SHORT TASK —
Write out all the lines again, precisely as they stand, but without the images.

DATA PROVIDED —
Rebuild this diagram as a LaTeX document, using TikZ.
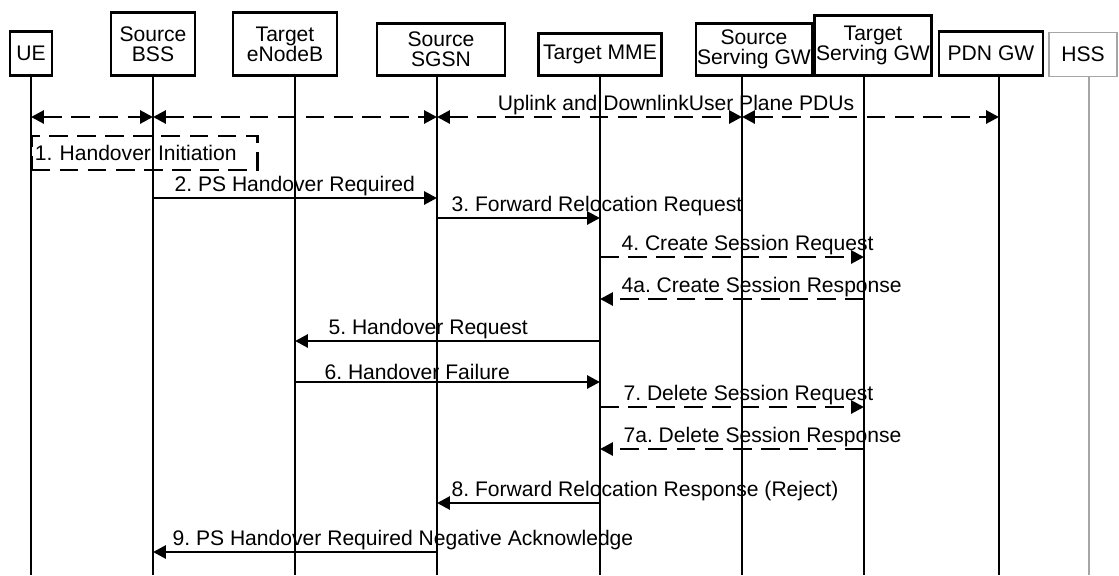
\documentclass[tikz,border=0pt]{standalone}
\usepackage{fontspec}
\setmainfont{Liberation Sans}
\usetikzlibrary{arrows.meta}
\frenchspacing

\begin{document}
\begin{tikzpicture}[x=0.03cm, y=-0.03cm, >={Triangle[length=11pt, width=11pt]},
    font=\fontsize{18}{17}\selectfont,
    box/.style={draw, line width=2.4pt, inner sep=0pt, align=center, anchor=south},
    life/.style={line width=2pt},
    msg/.style={line width=2.5pt},
    dsh/.style={msg, dash pattern=on 16pt off 8pt},
    lbl/.style={anchor=south west, inner sep=2pt}]
    \useasboundingbox (0,0) rectangle (1119,575);

    \node[box, minimum width=1.26cm, minimum height=1.32cm] (uebox) at (31,77) {UE};
    \node[box, minimum width=2.52cm, minimum height=1.89cm] (bssbox) at (153,77) {Source\\BSS};
    \node[box, minimum width=3.12cm, minimum height=1.89cm] (enbbox) at (285,77) {Target\\eNodeB};
    \node[box, minimum width=3.84cm, minimum height=1.56cm] (sgsnbox) at (441,77) {Source\\SGSN};
    \node[box, minimum width=3.69cm, minimum height=1.26cm] (mmebox) at (600,77) {Target MME};
    \node[box, minimum width=3.48cm, minimum height=1.56cm] (sgwbox) at (754,77) {Source\\Serving GW};
    \node[box, minimum width=3.51cm, minimum height=1.80cm] (tsgwbox) at (873,77) {Target\\Serving GW};
    \node[box, minimum width=3.12cm, minimum height=1.32cm] (pdnbox) at (991,77) {PDN GW};
    \node[box, draw=gray!70, line width=1.2pt, minimum width=2.04cm, minimum height=1.32cm] (hssbox) at (1083,77) {HSS};

    \coordinate (ue) at (31,77);
    \coordinate (bss) at (153,77);
    \coordinate (enb) at (295,77);
    \coordinate (sgsn) at (437,77);
    \coordinate (mme) at (600,77);
    \coordinate (sgw) at (742,77);
    \coordinate (tsgw) at (864,77);
    \coordinate (pdn) at (999,77);
    \coordinate (hss) at (1089,77);

    \draw[life] (ue) -- (ue |- 0,575);
    \draw[life] (bss) -- (bss |- 0,575);
    \draw[life, line width=1.5pt] (enb) -- (enb |- 0,575);
    \draw[life, line width=1.5pt] (sgsn) -- (sgsn |- 0,575);
    \draw[life] (mme) -- (mme |- 0,575);
    \draw[life] (sgw) -- (sgw |- 0,575);
    \draw[life] (tsgw) -- (tsgw |- 0,575);
    \draw[life] (pdn) -- (pdn |- 0,575);
    \draw[life, gray!70, line width=1.2pt] (hss) -- (hss |- 0,575);

    \draw[dsh, <->] (ue |- 0,117) -- (bss |- 0,117);
    \draw[dsh, <->] (bss |- 0,117) -- (sgsn |- 0,117);
    \draw[dsh, <->] (sgsn |- 0,117) -- (sgw |- 0,117);
    \draw[dsh, <->] (sgw |- 0,117) -- (pdn |- 0,117);
    \node[above, inner sep=2pt] (updu) at (676,117) {Uplink and DownlinkUser Plane PDUs};

    \node[draw, dsh, anchor=west, minimum height=1.02cm, text width=6.57cm, inner xsep=3pt] (init) at (30,153) {1. Handover Initiation};

    \draw[msg, ->] (bss |- 0,198) -- (sgsn |- 0,198);
    \node[lbl] (l2) at (172,198) {2. PS Handover Required};
    \draw[msg, ->] (sgsn |- 0,218) -- (mme |- 0,218);
    \node[lbl] (l3) at (449,218) {3. Forward Relocation Request};
    \draw[dsh, ->] (mme |- 0,257) -- (tsgw |- 0,257);
    \node[lbl] (l4) at (619,257) {4. Create Session Request};
    \draw[dsh, ->] (tsgw |- 0,299) -- (mme |- 0,299);
    \node[lbl] (l4a) at (619,299) {4a. Create Session Response};
    \draw[msg, ->] (mme |- 0,341) -- (enb |- 0,341);
    \node[lbl] (l5) at (326,341) {5. Handover Request};
    \draw[msg, ->] (enb |- 0,382) -- (mme |- 0,382);
    \node[lbl] (l6) at (322,382) {6. Handover Failure};
    \draw[dsh, ->] (mme |- 0,407) -- (tsgw |- 0,407);
    \node[lbl] (l7) at (621,407) {7. Delete Session Request};
    \draw[dsh, ->] (tsgw |- 0,449) -- (mme |- 0,449);
    \node[lbl] (l7a) at (621,449) {7a. Delete Session Response};
    \draw[msg, ->] (mme |- 0,503) -- (sgsn |- 0,503);
    \node[lbl] (l8) at (449,503) {8. Forward Relocation Response (Reject)};
    \draw[msg, ->] (sgsn |- 0,552) -- (bss |- 0,552);
    \node[lbl] (l9) at (170,552) {9. PS Handover Required Negative Acknowledge};
\end{tikzpicture}
\end{document}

FINAL RESULT —
Rebuild this diagram as a LaTeX document, using TikZ.
\documentclass[tikz,border=0pt]{standalone}
\usepackage{fontspec}
\setmainfont{Liberation Sans}
\usetikzlibrary{arrows.meta}
\frenchspacing

\begin{document}
\begin{tikzpicture}[x=0.03cm, y=-0.03cm, >={Triangle[length=11pt, width=11pt]},
    font=\fontsize{18}{17}\selectfont,
    box/.style={draw, line width=2.4pt, inner sep=0pt, align=center, anchor=south},
    life/.style={line width=2pt},
    msg/.style={line width=2.5pt},
    dsh/.style={msg, dash pattern=on 16pt off 8pt},
    lbl/.style={anchor=south west, inner sep=2pt}]
    \useasboundingbox (0,0) rectangle (1119,575);

    \node[box, minimum width=1.26cm, minimum height=1.32cm] (uebox) at (31,77) {UE};
    \node[box, minimum width=2.52cm, minimum height=1.89cm] (bssbox) at (153,77) {Source\\BSS};
    \node[box, minimum width=3.12cm, minimum height=1.89cm] (enbbox) at (285,77) {Target\\eNodeB};
    \node[box, minimum width=3.84cm, minimum height=1.56cm] (sgsnbox) at (441,77) {Source\\SGSN};
    \node[box, minimum width=3.69cm, minimum height=1.26cm] (mmebox) at (600,77) {Target MME};
    \node[box, minimum width=3.48cm, minimum height=1.56cm] (sgwbox) at (754,77) {Source\\Serving GW};
    \node[box, minimum width=3.51cm, minimum height=1.80cm] (tsgwbox) at (873,77) {Target\\Serving GW};
    \node[box, minimum width=3.12cm, minimum height=1.32cm] (pdnbox) at (991,77) {PDN GW};
    \node[box, draw=gray!70, line width=1.2pt, minimum width=2.04cm, minimum height=1.32cm] (hssbox) at (1083,77) {HSS};

    \coordinate (ue) at (31,77);
    \coordinate (bss) at (153,77);
    \coordinate (enb) at (295,77);
    \coordinate (sgsn) at (437,77);
    \coordinate (mme) at (600,77);
    \coordinate (sgw) at (742,77);
    \coordinate (tsgw) at (864,77);
    \coordinate (pdn) at (999,77);
    \coordinate (hss) at (1089,77);

    \draw[life] (ue) -- (ue |- 0,575);
    \draw[life] (bss) -- (bss |- 0,575);
    \draw[life, line width=1.5pt] (enb) -- (enb |- 0,575);
    \draw[life, line width=1.5pt] (sgsn) -- (sgsn |- 0,575);
    \draw[life] (mme) -- (mme |- 0,575);
    \draw[life] (sgw) -- (sgw |- 0,575);
    \draw[life] (tsgw) -- (tsgw |- 0,575);
    \draw[life] (pdn) -- (pdn |- 0,575);
    \draw[life, gray!70, line width=1.2pt] (hss) -- (hss |- 0,575);

    \draw[dsh, <->] (ue |- 0,117) -- (bss |- 0,117);
    \draw[dsh, <->] (bss |- 0,117) -- (sgsn |- 0,117);
    \draw[dsh, <->] (sgsn |- 0,117) -- (sgw |- 0,117);
    \draw[dsh, <->] (sgw |- 0,117) -- (pdn |- 0,117);
    \node[above, inner sep=2pt] (updu) at (676,117) {Uplink and DownlinkUser Plane PDUs};

    \node[draw, dsh, anchor=west, minimum height=1.02cm, text width=6.57cm, inner xsep=3pt] (init) at (30,153) {1. Handover Initiation};

    \draw[msg, ->] (bss |- 0,198) -- (sgsn |- 0,198);
    \node[lbl] (l2) at (172,198) {2. PS Handover Required};
    \draw[msg, ->] (sgsn |- 0,218) -- (mme |- 0,218);
    \node[lbl] (l3) at (449,218) {3. Forward Relocation Request};
    \draw[dsh, ->] (mme |- 0,257) -- (tsgw |- 0,257);
    \node[lbl] (l4) at (619,257) {4. Create Session Request};
    \draw[dsh, ->] (tsgw |- 0,299) -- (mme |- 0,299);
    \node[lbl] (l4a) at (619,299) {4a. Create Session Response};
    \draw[msg, ->] (mme |- 0,341) -- (enb |- 0,341);
    \node[lbl] (l5) at (326,341) {5. Handover Request};
    \draw[msg, ->] (enb |- 0,382) -- (mme |- 0,382);
    \node[lbl] (l6) at (322,382) {6. Handover Failure};
    \draw[dsh, ->] (mme |- 0,407) -- (tsgw |- 0,407);
    \node[lbl] (l7) at (621,407) {7. Delete Session Request};
    \draw[dsh, ->] (tsgw |- 0,449) -- (mme |- 0,449);
    \node[lbl] (l7a) at (621,449) {7a. Delete Session Response};
    \draw[msg, ->] (mme |- 0,503) -- (sgsn |- 0,503);
    \node[lbl] (l8) at (449,503) {8. Forward Relocation Response (Reject)};
    \draw[msg, ->] (sgsn |- 0,552) -- (bss |- 0,552);
    \node[lbl] (l9) at (170,552) {9. PS Handover Required Negative Acknowledge};
\end{tikzpicture}
\end{document}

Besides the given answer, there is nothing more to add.